Form CMB-013 Pricing strategy

Flat Rate vs Hourly Pricing

The flat rate versus hourly billing debate divides contractors like few other topics. Hourly billing is transparent and protects you from scope creep, but it punishes efficiency: the faster you get, the less you earn per job. Flat rate pricing rewards expertise and speed, but exposes you to risk if a job takes longer than expected. The truth is that neither model is universally better. The right choice depends on your trade, the type of work, your experience level, and your client base. This calculator lets you compare both approaches on the same job. Enter your estimated hours, hourly rate, materials, and flat rate quote. It shows you the total under each model, the difference, and critically, what your effective hourly rate becomes if the job takes 20% less or 20% more time than estimated. That variance analysis is where the real insight lives.

Flat Rate vs Hourly

How It Works

This calculator simplifies complex pricing decisions into clear, actionable numbers. Enter your specific values using the fields above. Trade presets provide industry-standard starting points that you can adjust for your situation. Results update as you type, giving you instant feedback on how each variable affects your bottom line. Every calculation runs in your browser with no data sent to any server. Save your inputs locally for quick access on return visits.

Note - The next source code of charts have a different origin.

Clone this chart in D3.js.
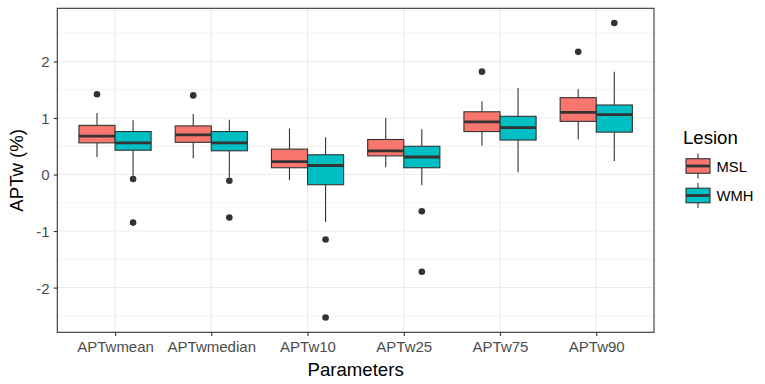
<!DOCTYPE html>
<html><head><meta charset="utf-8">
<script src="https://cdn.jsdelivr.net/npm/d3@7"></script>
<style>
body{margin:0;background:#fff;}
svg{display:block;font-family:"Liberation Sans",Arial,sans-serif;}
</style></head>
<body><svg id="c" width="765" height="384"></svg>
<script>
const categories = ["APTwmean","APTwmedian","APTw10","APTw25","APTw75","APTw90"];
const seriesNames = ["MSL","WMH"];
const seriesColors = ["#F8766D","#00BFC4"];
const yTicks = [-2,-1,0,1,2];
const yMinor = [-2.5,-1.5,-0.5,0.5,1.5,2.5];

// MSL box statistics
const mslLow  = [0.31, 0.29, -0.10, 0.13, 0.51, 0.62];
const mslQ1   = [0.56, 0.57, 0.12, 0.33, 0.76, 0.94];
const mslMed  = [0.68, 0.70, 0.23, 0.42, 0.93, 1.10];
const mslQ3   = [0.87, 0.86, 0.45, 0.62, 1.11, 1.36];
const mslHigh = [1.09, 1.07, 0.81, 1.00, 1.29, 1.51];
const mslOut  = [[1.42],[1.40],[],[],[1.82],[2.17]];

// WMH box statistics
const wmhLow  = [-0.02, -0.05, -0.84, -0.19, 0.04, 0.24];
const wmhQ1   = [0.43, 0.42, -0.18, 0.12, 0.61, 0.75];
const wmhMed  = [0.56, 0.56, 0.16, 0.31, 0.83, 1.06];
const wmhQ3   = [0.76, 0.76, 0.35, 0.50, 1.03, 1.23];
const wmhHigh = [0.96, 0.97, 0.66, 0.80, 1.53, 1.82];
const wmhOut  = [[-0.08,-0.85],[-0.11,-0.76],[-1.15,-2.53],[-0.65,-1.72],[],[2.68]];

const series = [
  {name:seriesNames[0], color:seriesColors[0], low:mslLow, q1:mslQ1, med:mslMed, q3:mslQ3, high:mslHigh, out:mslOut},
  {name:seriesNames[1], color:seriesColors[1], low:wmhLow, q1:wmhQ1, med:wmhMed, q3:wmhQ3, high:wmhHigh, out:wmhOut}
];

const svg = d3.select("#c");
const L = 57.3, R = 654, T = 8.3, B = 332.3;

// y domain with ggplot-style 5% expansion
let all = [];
series.forEach(s => { all = all.concat(s.low, s.high, s.out.flat()); });
const dmin = d3.min(all), dmax = d3.max(all), pad = (dmax - dmin) * 0.05;
const y = d3.scaleLinear().domain([dmin - pad, dmax + pad]).range([B, T]);
const x = d3.scalePoint().domain(categories).range([L, R]).padding(0.6);
const step = x.step();
const boxW = step * 0.375;
const offs = [-step * 0.1875, step * 0.1875];

// background grid
const g = svg.append("g");
g.selectAll(".ymin").data(yMinor).join("line")
  .attr("x1", L).attr("x2", R).attr("y1", d => y(d)).attr("y2", d => y(d))
  .attr("stroke", "#EBEBEB").attr("stroke-width", 0.6);
g.selectAll(".ymaj").data(yTicks).join("line")
  .attr("x1", L).attr("x2", R).attr("y1", d => y(d)).attr("y2", d => y(d))
  .attr("stroke", "#EBEBEB").attr("stroke-width", 1.1);
g.selectAll(".xmaj").data(categories).join("line")
  .attr("y1", T).attr("y2", B).attr("x1", d => x(d)).attr("x2", d => x(d))
  .attr("stroke", "#EBEBEB").attr("stroke-width", 1.1);

// boxes
series.forEach((s, si) => {
  const gg = svg.append("g");
  categories.forEach((c, i) => {
    const cx = x(c) + offs[si];
    gg.append("line").attr("x1", cx).attr("x2", cx)
      .attr("y1", y(s.q3[i])).attr("y2", y(s.high[i])).attr("stroke", "#333").attr("stroke-width", 1.1);
    gg.append("line").attr("x1", cx).attr("x2", cx)
      .attr("y1", y(s.q1[i])).attr("y2", y(s.low[i])).attr("stroke", "#333").attr("stroke-width", 1.1);
    gg.append("rect").attr("x", cx - boxW / 2).attr("width", boxW)
      .attr("y", y(s.q3[i])).attr("height", y(s.q1[i]) - y(s.q3[i]))
      .attr("fill", s.color).attr("stroke", "#333").attr("stroke-width", 1.1);
    gg.append("line").attr("x1", cx - boxW / 2).attr("x2", cx + boxW / 2)
      .attr("y1", y(s.med[i])).attr("y2", y(s.med[i])).attr("stroke", "#333").attr("stroke-width", 2.8);
    s.out[i].forEach(o => {
      gg.append("circle").attr("cx", cx).attr("cy", y(o)).attr("r", 3.3).attr("fill", "#333");
    });
  });
});

// panel border
svg.append("rect").attr("x", L).attr("y", T).attr("width", R - L).attr("height", B - T)
  .attr("fill", "none").attr("stroke", "#333").attr("stroke-width", 1.1);

// axes
const xa = svg.append("g").attr("transform", `translate(0,${B})`)
  .call(d3.axisBottom(x).tickSize(3.6).tickPadding(5));
const ya = svg.append("g").attr("transform", `translate(${L},0)`)
  .call(d3.axisLeft(y).tickValues(yTicks).tickSize(3.6).tickPadding(4).tickFormat(d => String(d)));
[xa, ya].forEach(a => {
  a.select(".domain").remove();
  a.selectAll(".tick line").attr("stroke", "#333").attr("stroke-width", 1.1);
  a.selectAll(".tick text").attr("fill", "#4D4D4D").style("font-size", "15px")
    .style("font-family", "'Liberation Sans',Arial,sans-serif");
});
xa.selectAll(".tick text").attr("dy", null).attr("y", 20.2);
ya.selectAll(".tick text").attr("dy", "0.36em");

// titles
svg.append("text").attr("x", (L + R) / 2).attr("y", 375.5).attr("text-anchor", "middle")
  .style("font-size", "18.6px").attr("fill", "#000").text("Parameters");
svg.append("text").attr("transform", `translate(23,${(T + B) / 2}) rotate(-90)`).attr("text-anchor", "middle")
  .style("font-size", "18.6px").attr("fill", "#000").text("APTw (%)");

// legend
const lg = svg.append("g");
lg.append("text").attr("x", 683).attr("y", 144).style("font-size", "18.6px").attr("fill", "#000").text("Lesion");
series.forEach((s, si) => {
  const cy = 166 + si * 29.5;
  const kx = 698;
  lg.append("line").attr("x1", kx).attr("x2", kx).attr("y1", cy - 12.5).attr("y2", cy + 12.5)
    .attr("stroke", "#333").attr("stroke-width", 1.1);
  lg.append("rect").attr("x", kx - 12).attr("width", 24).attr("y", cy - 7.3).attr("height", 14.6)
    .attr("fill", s.color).attr("stroke", "#333").attr("stroke-width", 1.1);
  lg.append("line").attr("x1", kx - 12).attr("x2", kx + 12).attr("y1", cy).attr("y2", cy)
    .attr("stroke", "#333").attr("stroke-width", 2.8);
  lg.append("text").attr("x", 716.5).attr("y", cy + 5.5).style("font-size", "14.8px").attr("fill", "#000").text(s.name);
});
</script></body></html>
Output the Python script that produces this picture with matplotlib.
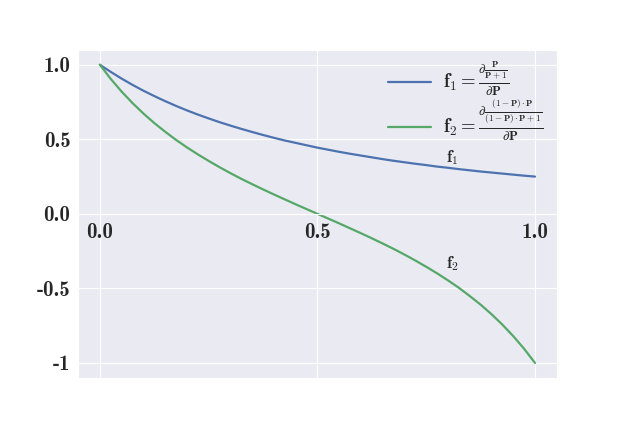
import seaborn as sns
from matplotlib import pyplot as plt

# values
p = [0.0, 0.025, 0.05, 0.075, 0.1, 0.125, 0.15, 0.175, 0.2, 0.225, 0.25,
     0.275, 0.3, 0.325, 0.35, 0.375, 0.4, 0.425, 0.45, 0.475, 0.5,
     0.525, 0.55, 0.575, 0.6, 0.625, 0.65, 0.675, 0.7, 0.725, 0.75,
     0.775, 0.8, 0.825, 0.85, 0.875, 0.9, 0.925, 0.95, 0.975, 1.0]
f1 = [1.0, 0.952, 0.907, 0.865, 0.826, 0.79, 0.756, 0.724, 0.694, 0.666, 0.64,
      0.615, 0.592, 0.57, 0.549, 0.529, 0.51, 0.492, 0.476, 0.46, 0.444,
      0.43, 0.416, 0.403, 0.391, 0.379, 0.367, 0.356, 0.346, 0.336, 0.327,
      0.317, 0.309, 0.3, 0.292, 0.284, 0.277, 0.27, 0.263, 0.256, 0.25]
f2 = [1.0, 0.905, 0.82, 0.743, 0.673, 0.609, 0.551, 0.496, 0.446, 0.399, 0.355,
      0.313, 0.273, 0.235, 0.199, 0.164, 0.13, 0.097, 0.064, 0.032, 0.0,
      -0.032, -0.064, -0.097, -0.13, -0.164, -0.199, -0.235, -0.273, -0.313, -0.355,
      -0.399, -0.446, -0.496, -0.551, -0.609, -0.673, -0.743, -0.82, -0.905, -1.0]

xticks = [0.0, 0.5, 1.0]
xlabels = ['0.0', '0.5', '1.0']
yticks = [1.0, 0.5, 0.0, -0.5, -1.0]
ylabels = ['1.0', '0.5', '0.0', '-0.5', '-1']

sns.set_style('darkgrid')
plt.rcParams['mathtext.fontset'] = 'cm'
plt.rcParams['font.family'] = ['DejaVu Sans']
plt.rcParams['axes.unicode_minus'] = False

fig = plt.figure(figsize=(6.2, 4.26), dpi=100)
ax = fig.add_axes([0.126, 0.113, 0.772, 0.77])

lab1 = r'$\mathbf{f_1} = \frac{\partial \frac{\mathbf{P}}{\mathbf{P+1}}}{\partial \mathbf{P}}$'
lab2 = (r'$\mathbf{f_2} = \frac{\partial \frac{\mathbf{(1-P)\cdot P}}'
        r'{\mathbf{(1-P)\cdot P+1}}}{\partial \mathbf{P}}$')
ax.plot(p, f1, color='#4c72b0', lw=1.6, label=lab1)
ax.plot(p, f2, color='#55a868', lw=1.6, label=lab2)

ax.text(0.81, 0.38, r'$\mathbf{f_1}$', fontsize=12, ha='center', va='center')
ax.text(0.81, -0.336, r'$\mathbf{f_2}$', fontsize=12, ha='center', va='center')

ax.set_xlim(-0.05, 1.05)
ax.set_ylim(-1.1, 1.1)
ax.spines['bottom'].set_position(('data', 0))
ax.set_xticks(xticks)
ax.set_xticklabels(xlabels, fontsize=15, fontfamily='cmb10')
ax.set_yticks(yticks)
ax.set_yticklabels(ylabels, fontsize=15, fontfamily='cmb10')
ax.tick_params(axis='x', pad=3)
ax.tick_params(axis='y', pad=2)

ax.legend(loc='upper right', frameon=False, fontsize=13.5, labelspacing=0.0,
          handlelength=2.3, handletextpad=0.65, borderpad=0.2,
          bbox_to_anchor=(1.0, 1.01))

fig.savefig('out.png', dpi=100)
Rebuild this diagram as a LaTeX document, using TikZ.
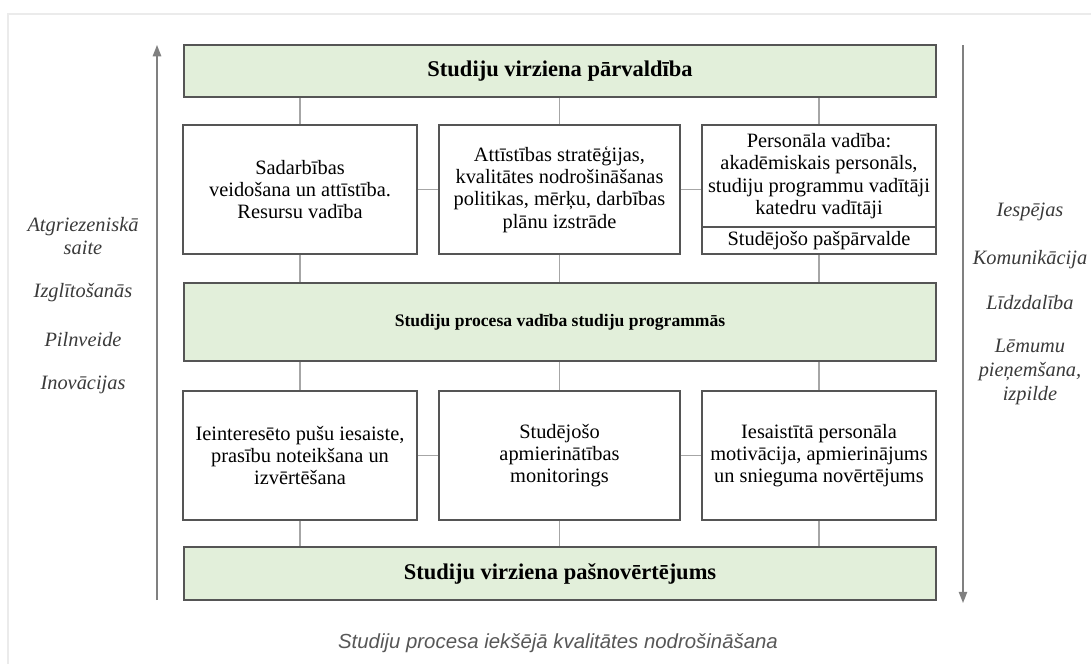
\documentclass[tikz,border=0pt]{standalone}
\usepackage{fontspec}
\setmainfont{Liberation Serif}
\setsansfont{Liberation Sans}
\usetikzlibrary{arrows.meta}
\definecolor{boxgreen}{HTML}{E2EFDA}
\definecolor{boxline}{HTML}{555555}
\definecolor{linkgray}{HTML}{A6A6A6}
\definecolor{labelgray}{HTML}{3A3A3A}
\tikzstyle{greenbox}=[draw=boxline, fill=boxgreen, line width=1.4pt, minimum width=18.8cm, inner sep=0pt, font=\bfseries\fontsize{16}{18}\selectfont]
\tikzstyle{whitebox}=[draw=boxline, fill=white, line width=1.2pt, align=center, inner sep=0pt, font=\fontsize{14.5}{15.8}\selectfont]
\tikzstyle{link}=[draw=linkgray, line width=1.2pt]
\tikzstyle{sidelabel}=[align=center, text=labelgray, font=\itshape\fontsize{14.5}{17}\selectfont]
\tikzstyle{sidearrow}=[draw=gray, line width=1pt, -{Triangle[length=8pt,width=6pt]}]

\begin{document}
\begin{tikzpicture}[x=0.025cm, y=-0.025cm]
            \useasboundingbox (0,0) rectangle (1091,664);
            \draw[draw=black!8, line width=2pt] (1091,14) -- (8,14) -- (8,664);

            \begin{scope}[every node/.style={greenbox}]
                \node[minimum height=1.3cm] (top) at (560,71) {Studiju virziena pārvaldība};
                \node[minimum height=1.95cm, font=\bfseries\fontsize{12.5}{15}\selectfont] (mid) at (560,322) {Studiju procesa vadība studiju programmās};
                \node[minimum height=1.325cm] (self) at (560,573.5) {Studiju virziena pašnovērtējums};
            \end{scope}

            \begin{scope}[every node/.style={whitebox}]
                \node[minimum width=5.85cm, minimum height=3.225cm] (box1) at (300,189.5) {Sadarbības\\veidošana un attīstība.\\Resursu vadība};
                \node[minimum width=6.025cm, minimum height=3.225cm] (box2) at (559.5,189.5) {Attīstības stratēģijas,\\kvalitātes nodrošināšanas\\politikas, mērķu, darbības\\plānu izstrāde};
                \node[minimum width=5.85cm, minimum height=2.55cm] (box3a) at (819,176) {Personāla vadība:\\akadēmiskais personāls,\\studiju programmu vadītāji\\katedru vadītāji};
                \node[minimum width=5.85cm, minimum height=0.675cm] (box3b) at (819,240.5) {Studējošo pašpārvalde};
                \node[minimum width=5.85cm, minimum height=3.225cm] (low1) at (300,455.5) {Ieinteresēto pušu iesaiste,\\prasību noteikšana un\\izvērtēšana};
                \node[minimum width=6.025cm, minimum height=3.225cm] (low2) at (559.5,455.5) {Studējošo\\apmierinātības\\monitorings};
                \node[minimum width=5.85cm, minimum height=3.225cm] (low3) at (819,455.5) {Iesaistītā personāla\\motivācija, apmierinājums\\un snieguma novērtējums};
            \end{scope}

            \begin{scope}[every path/.style={link}]
                \path (top.south -| box1.north) -- (box1.north);
                \path (top.south -| box2.north) -- (box2.north);
                \path (top.south -| box3a.north) -- (box3a.north);
                \path (box1.east) -- (box2.west);
                \path (box2.east) -- (box2.east -| box3a.west);
                \path (box1.south) -- (box1.south |- mid.north);
                \path (box2.south) -- (box2.south |- mid.north);
                \path (box3b.south) -- (box3b.south |- mid.north);
                \path (mid.south -| low1.north) -- (low1.north);
                \path (mid.south -| low2.north) -- (low2.north);
                \path (mid.south -| low3.north) -- (low3.north);
                \path (low1.east) -- (low2.west);
                \path (low2.east) -- (low3.west);
                \path (low1.south) -- (low1.south |- self.north);
                \path (low2.south) -- (low2.south |- self.north);
                \path (low3.south) -- (low3.south |- self.north);
            \end{scope}

            % side arrows
            \coordinate (lbot) at (157,600);
            \coordinate (ltop) at (157,45);
            \coordinate (rtop) at (963,45);
            \coordinate (rbot) at (963,603);
            \draw[sidearrow] (lbot) -- (ltop);
            \draw[sidearrow] (rtop) -- (rbot);

            \begin{scope}[every node/.style={sidelabel}]
                \node (fb) at (83,236) {Atgriezeniskā\\saite};
                \node (edu) at (83,293) {Izglītošanās};
                \node (imp) at (83,340) {Pilnveide};
                \node (inn) at (83,385) {Inovācijas};
                \node (opp) at (1030,212) {Iespējas};
                \node (com) at (1030,260) {Komunikācija};
                \node (par) at (1030,303) {Līdzdalība};
                \node (dec) at (1030,372) {Lēmumu\\pieņemšana,\\izpilde};
            \end{scope}

            \node[text=labelgray!85, font=\sffamily\itshape\fontsize{14.5}{16}\selectfont] (caption) at (558,643) {Studiju procesa iekšējā kvalitātes nodrošināšana};
        \end{tikzpicture}
\end{document}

The formulas used are standard business accounting calculations adapted for the contracting industry. They account for the unique aspects of trade work: seasonal variation, weather delays, variable material costs, and the difference between billable and non-billable hours that salaried workers never think about.

When to Use This

Use this calculator when preparing bids for new work, reviewing your current pricing structure, or planning for business changes like hiring employees, adding equipment, or expanding to a new service area. Run the numbers before making commitments that change your cost structure. Contractors who check the math before signing a lease, purchasing a vehicle, or setting new rates consistently make better financial decisions than those who rely on instinct alone.

Frequently Asked Questions

When should contractors use flat rate billing?
Flat rate works best for jobs you have done many times and can estimate accurately: common repairs, standard installations, routine maintenance. It rewards your expertise because faster completion means higher effective hourly earnings. HVAC service, plumbing repairs, and residential electrical are trades where flat rate is most common. The key requirement is a reliable database of how long common jobs actually take, built from tracking your own historical data across dozens of similar jobs.
How do I set a fair flat rate for an unfamiliar job?
Estimate the time conservatively (add 20-30% buffer to your best guess), multiply by your hourly rate, add materials with markup, and add overhead allocation. The result is your minimum flat rate. For the first three times you do a new type of job, track actual hours meticulously. After 3-5 iterations, you will have enough data to set a confident flat rate. Until then, consider billing hourly for that specific job type and transitioning to flat rate once you have the data.
What trades benefit most from flat rate pricing?
HVAC service and plumbing repair have the longest history with flat rate pricing because they involve many repetitive job types with predictable time requirements. Electrical service is increasingly flat rate. Painting is less commonly flat rate because job size varies enormously. General contracting and remodeling almost always use project-based or time-and-material pricing due to complexity. The pattern is clear: the more standardized and repetitive your work, the better flat rate works.
How do I transition from hourly to flat rate pricing?
Start by tracking actual hours on every job for 3-6 months. Categorize jobs by type (faucet replacement, water heater install, panel upgrade). Calculate the average time for each category. Set your flat rate at average time multiplied by your hourly rate plus a 10-15% margin buffer. Test the flat rate on new jobs while continuing to track hours. Adjust rates quarterly based on actual performance. Most contractors find that experienced technicians are significantly more profitable under flat rate.
Should contractors charge differently for emergency versus scheduled work?
Absolutely. Emergency and after-hours work carries real additional costs: overtime labor rates, opportunity cost of personal time, disrupted scheduling for the next day, and the premium clients are willing to pay for immediate response. Standard industry practice is 1.5x your normal rate for after-hours calls and 2x for emergency calls (burst pipes, no heat in winter, electrical hazards). These premiums are expected by clients in urgent situations and are not price gouging.